**** RECORD EXCERPTS ****

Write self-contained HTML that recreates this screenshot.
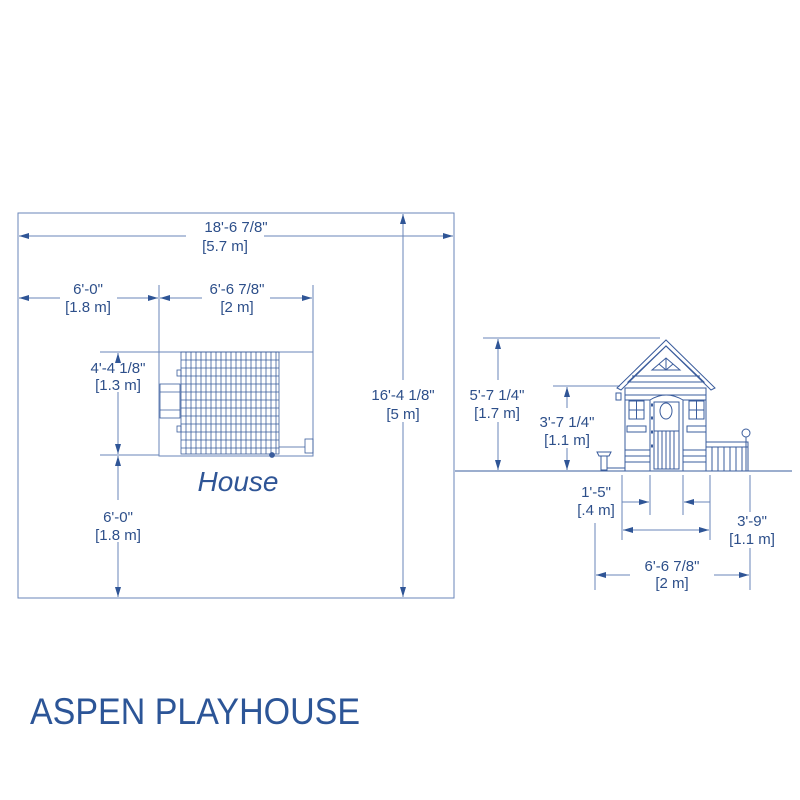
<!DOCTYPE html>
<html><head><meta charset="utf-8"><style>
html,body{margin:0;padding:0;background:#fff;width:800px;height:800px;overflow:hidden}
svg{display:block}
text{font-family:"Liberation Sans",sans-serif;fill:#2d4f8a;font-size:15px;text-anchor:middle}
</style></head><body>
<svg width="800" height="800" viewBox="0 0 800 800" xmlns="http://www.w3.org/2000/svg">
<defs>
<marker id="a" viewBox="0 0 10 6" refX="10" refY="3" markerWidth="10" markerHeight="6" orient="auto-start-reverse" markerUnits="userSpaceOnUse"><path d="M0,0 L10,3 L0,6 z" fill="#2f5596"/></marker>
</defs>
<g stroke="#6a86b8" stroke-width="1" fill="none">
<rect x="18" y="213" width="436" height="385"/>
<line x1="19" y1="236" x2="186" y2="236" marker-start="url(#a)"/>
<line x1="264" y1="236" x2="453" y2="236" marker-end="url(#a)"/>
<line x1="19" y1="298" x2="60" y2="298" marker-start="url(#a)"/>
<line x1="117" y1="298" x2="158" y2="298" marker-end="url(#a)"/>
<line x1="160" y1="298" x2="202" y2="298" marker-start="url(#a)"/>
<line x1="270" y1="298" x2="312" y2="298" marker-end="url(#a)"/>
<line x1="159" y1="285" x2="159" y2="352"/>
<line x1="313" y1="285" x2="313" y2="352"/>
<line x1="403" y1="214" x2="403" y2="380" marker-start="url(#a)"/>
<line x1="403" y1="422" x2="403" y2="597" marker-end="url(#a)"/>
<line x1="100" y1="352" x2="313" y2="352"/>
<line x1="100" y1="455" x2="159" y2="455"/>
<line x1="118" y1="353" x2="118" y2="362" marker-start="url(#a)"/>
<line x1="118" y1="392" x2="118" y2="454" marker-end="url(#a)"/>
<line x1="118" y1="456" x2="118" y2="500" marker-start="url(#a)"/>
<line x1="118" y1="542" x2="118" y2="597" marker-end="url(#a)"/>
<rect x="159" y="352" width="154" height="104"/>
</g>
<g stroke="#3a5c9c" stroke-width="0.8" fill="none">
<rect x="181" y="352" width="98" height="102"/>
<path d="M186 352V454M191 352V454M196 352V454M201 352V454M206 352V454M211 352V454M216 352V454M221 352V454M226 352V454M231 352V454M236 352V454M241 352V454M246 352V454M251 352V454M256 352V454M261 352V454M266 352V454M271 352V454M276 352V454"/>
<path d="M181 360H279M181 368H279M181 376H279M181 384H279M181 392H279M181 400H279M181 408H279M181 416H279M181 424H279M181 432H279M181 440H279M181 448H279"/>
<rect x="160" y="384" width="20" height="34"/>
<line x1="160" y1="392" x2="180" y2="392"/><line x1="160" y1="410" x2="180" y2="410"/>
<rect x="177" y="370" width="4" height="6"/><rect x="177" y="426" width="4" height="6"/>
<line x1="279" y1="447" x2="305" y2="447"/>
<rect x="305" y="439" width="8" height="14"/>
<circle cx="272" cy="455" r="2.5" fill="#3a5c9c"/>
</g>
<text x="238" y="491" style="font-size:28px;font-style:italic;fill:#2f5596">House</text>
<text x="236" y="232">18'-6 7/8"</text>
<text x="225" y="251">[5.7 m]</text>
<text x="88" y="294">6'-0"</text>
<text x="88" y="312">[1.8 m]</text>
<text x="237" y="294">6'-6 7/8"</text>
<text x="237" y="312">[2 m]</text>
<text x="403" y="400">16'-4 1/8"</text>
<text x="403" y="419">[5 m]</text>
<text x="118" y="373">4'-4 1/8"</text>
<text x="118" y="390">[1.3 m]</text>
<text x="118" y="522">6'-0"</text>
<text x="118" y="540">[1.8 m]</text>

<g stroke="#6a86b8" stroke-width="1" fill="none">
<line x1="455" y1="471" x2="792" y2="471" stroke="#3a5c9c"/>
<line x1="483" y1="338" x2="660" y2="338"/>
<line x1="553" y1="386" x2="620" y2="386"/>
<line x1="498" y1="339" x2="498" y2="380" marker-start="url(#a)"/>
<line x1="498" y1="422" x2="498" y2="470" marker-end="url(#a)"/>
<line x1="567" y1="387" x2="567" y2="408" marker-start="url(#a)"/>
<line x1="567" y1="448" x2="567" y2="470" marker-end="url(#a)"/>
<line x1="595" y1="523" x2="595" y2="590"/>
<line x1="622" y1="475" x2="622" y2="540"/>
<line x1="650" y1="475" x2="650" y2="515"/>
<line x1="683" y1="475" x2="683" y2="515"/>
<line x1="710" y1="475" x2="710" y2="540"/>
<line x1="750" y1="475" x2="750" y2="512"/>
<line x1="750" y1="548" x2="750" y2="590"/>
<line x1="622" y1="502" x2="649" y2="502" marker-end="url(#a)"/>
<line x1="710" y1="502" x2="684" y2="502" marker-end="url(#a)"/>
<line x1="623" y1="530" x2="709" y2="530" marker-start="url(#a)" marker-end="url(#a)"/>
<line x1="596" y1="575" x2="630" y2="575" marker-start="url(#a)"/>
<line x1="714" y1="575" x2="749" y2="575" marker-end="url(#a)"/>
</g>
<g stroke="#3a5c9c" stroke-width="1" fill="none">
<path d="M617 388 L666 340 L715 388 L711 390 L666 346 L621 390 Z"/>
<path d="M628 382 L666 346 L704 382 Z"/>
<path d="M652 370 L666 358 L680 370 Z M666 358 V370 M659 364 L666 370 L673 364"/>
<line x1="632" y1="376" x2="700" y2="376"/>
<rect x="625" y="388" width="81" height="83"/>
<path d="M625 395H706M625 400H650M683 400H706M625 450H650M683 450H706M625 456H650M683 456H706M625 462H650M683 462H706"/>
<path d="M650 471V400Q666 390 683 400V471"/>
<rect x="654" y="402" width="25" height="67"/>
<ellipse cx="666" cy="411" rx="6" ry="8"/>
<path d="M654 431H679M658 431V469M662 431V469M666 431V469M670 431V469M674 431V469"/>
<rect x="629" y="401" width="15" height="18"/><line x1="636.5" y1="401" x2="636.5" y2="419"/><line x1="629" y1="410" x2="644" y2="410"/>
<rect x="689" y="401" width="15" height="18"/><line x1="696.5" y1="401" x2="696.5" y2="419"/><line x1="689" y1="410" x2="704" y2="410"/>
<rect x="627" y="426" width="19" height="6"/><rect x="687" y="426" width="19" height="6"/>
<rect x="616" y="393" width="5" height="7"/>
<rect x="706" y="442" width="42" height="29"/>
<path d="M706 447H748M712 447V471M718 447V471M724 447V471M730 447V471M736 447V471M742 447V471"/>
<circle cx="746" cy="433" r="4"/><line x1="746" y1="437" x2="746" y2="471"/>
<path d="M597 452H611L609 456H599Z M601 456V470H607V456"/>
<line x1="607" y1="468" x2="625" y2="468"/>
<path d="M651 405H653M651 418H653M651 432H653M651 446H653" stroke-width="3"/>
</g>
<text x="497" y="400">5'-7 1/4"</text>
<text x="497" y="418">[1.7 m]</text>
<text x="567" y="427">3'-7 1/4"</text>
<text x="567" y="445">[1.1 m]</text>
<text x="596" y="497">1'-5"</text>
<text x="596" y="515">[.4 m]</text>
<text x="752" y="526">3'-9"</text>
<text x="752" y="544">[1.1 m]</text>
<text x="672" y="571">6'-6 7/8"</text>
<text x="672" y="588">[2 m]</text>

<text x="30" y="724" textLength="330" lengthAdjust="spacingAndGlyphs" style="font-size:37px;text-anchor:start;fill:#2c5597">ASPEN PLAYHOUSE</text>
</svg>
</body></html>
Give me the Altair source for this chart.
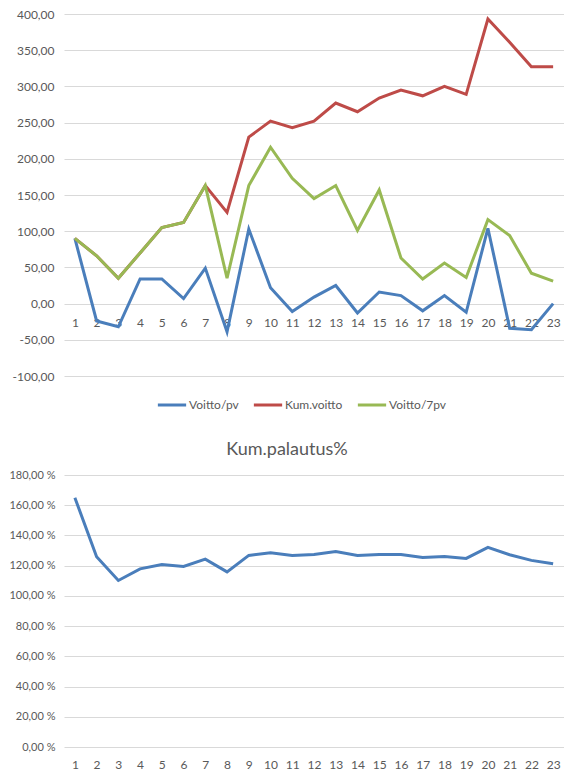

****

* INSTRUCTIONS FOR THE TASK *
Your answer should be a single number: the count of lines containing the word "this".

* EXPECTED ANSWER *
2